Contents



Introduction

Numba and Cython promise a lot to speed up this dead slow language called Python. But what to use in production to speed-up numpy array handling? I provided a few similar benchmarks in this talk already. However, the main difference here is, that I’m not benchmarking the math operations itself but also the I/O (the matrix M is returned from the function). Further, I find it quite difficult to use Numba in production code. Due to the nature of a JIT, it may causes a few surprises and the speed-up was not always as good as promised. In other words, I never found numba to be really helpful outside a few Jupyter notebook examples.

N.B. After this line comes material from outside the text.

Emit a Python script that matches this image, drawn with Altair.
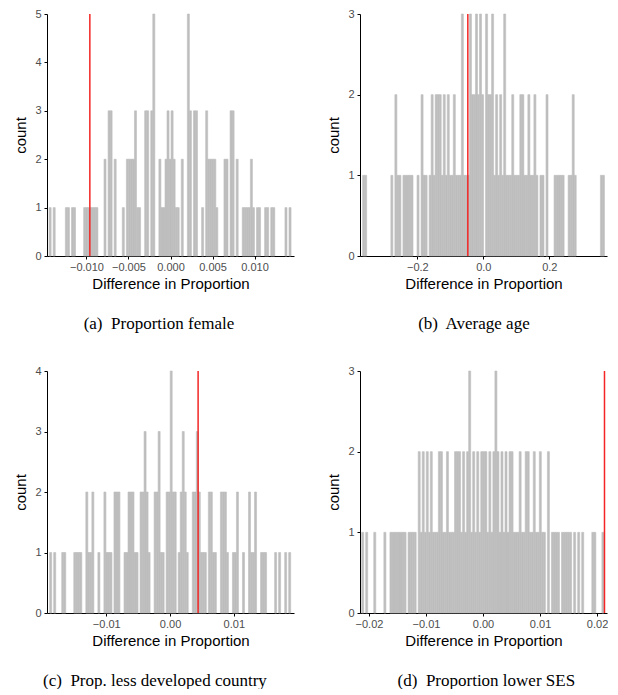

Therefore, we’ll have a look NumPy array processing. Using np.sin(M) is considered as “best practice” when applying a mathematical function to every element of an array.

Setup

The setup is straight forward. The following functions are evaluated on numpy arrays of dimensions (1x1), (10x10), (100x100). On larger arrays (1000x1000, 10000x10000) only numba and cython memory functions were evaluated. Each function is evaluated 1000 times on each input array.

def native_python(M):
    """Native Python function to compute
       sin of every element in a NumPy array
    """
    for i in range(M.shape[0]):
        for j in range(M.shape[1]):
            M[i,j] = math.sin(M[i,j])
    return M
def native_numpy(M):
    """Native NumPy function to calculate
       element-wise sin of a NumPy array
    NB!: defined as a function to incorporate 
         function call overhead
    """
    return np.sin(M)
@numba.njit(parallel=False, boundscheck=False)
def native_numba(M):
    """Native Numba accelerated Python function to compute
       sin of every element in a NumPy array
    """
    for i in range(M.shape[0]):
        for j in range(M.shape[1]):
            M[i,j] = math.sin(M[i,j])
    return M
import cython

cimport numpy as np
import numpy as np

DTYPE = np.float

from libc.math cimport sin



@cython.boundscheck(False)
@cython.wraparound(False)
cpdef mixed_cython(M):
    cdef Py_ssize_t dim0 = M.shape[0]
    cdef Py_ssize_t dim1 = M.shape[1]
    cdef Py_ssize_t i,j

    for i in range(dim0):
        for j in range(dim1):
            M[i,j] = sin(M[i,j])
    return M

@cython.boundscheck(False)
@cython.wraparound(False)
cpdef np.ndarray native_cython(np.ndarray M):
    cdef Py_ssize_t dim0 = M.shape[0]
    cdef Py_ssize_t dim1 = M.shape[1]
    cdef Py_ssize_t i,j
    
    assert M.dtype == DTYPE
    
    for i in range(dim0):
        for j in range(dim1):
            M[i,j] = sin(M[i,j])
    
    return M


@cython.boundscheck(False)
@cython.wraparound(False)
cpdef mem_view_cython(double[:, :] M):
    cdef Py_ssize_t dim0 = M.shape[0]
    cdef Py_ssize_t dim1 = M.shape[1]
    cdef Py_ssize_t i,j
    
    for i in range(dim0):
        for j in range(dim1):
            M[i,j] = sin(M[i,j])    

    return M

@cython.boundscheck(False)
@cython.wraparound(False)
cpdef mem_view_contig_cython(double[:, ::1] M):
    cdef Py_ssize_t dim0 = M.shape[0]
    cdef Py_ssize_t dim1 = M.shape[1]
    cdef Py_ssize_t i,j
    
    for i in range(dim0):
        for j in range(dim1):
            M[i,j] = sin(M[i,j])    

    return M

Results

Comparison for matrix dim smaller/equal 100

Comparison for matrix dim == 1000

Comparison for matrix dim == 10000

NB!: Using np.sin(M) involves a few inefficient memory copies which make it basically useless for large arrays. It would be getting worse if used in combination with @numba.njit(parallel=True).

Conclusions

A key observation is the high variability when using numba. Optimized cython functions seem not only to be faster but the overall performance is more constant. This is extremely important for production use.

When we know the memory layout of a numpy array, then using contigous memory views are worth adding the :1 ;).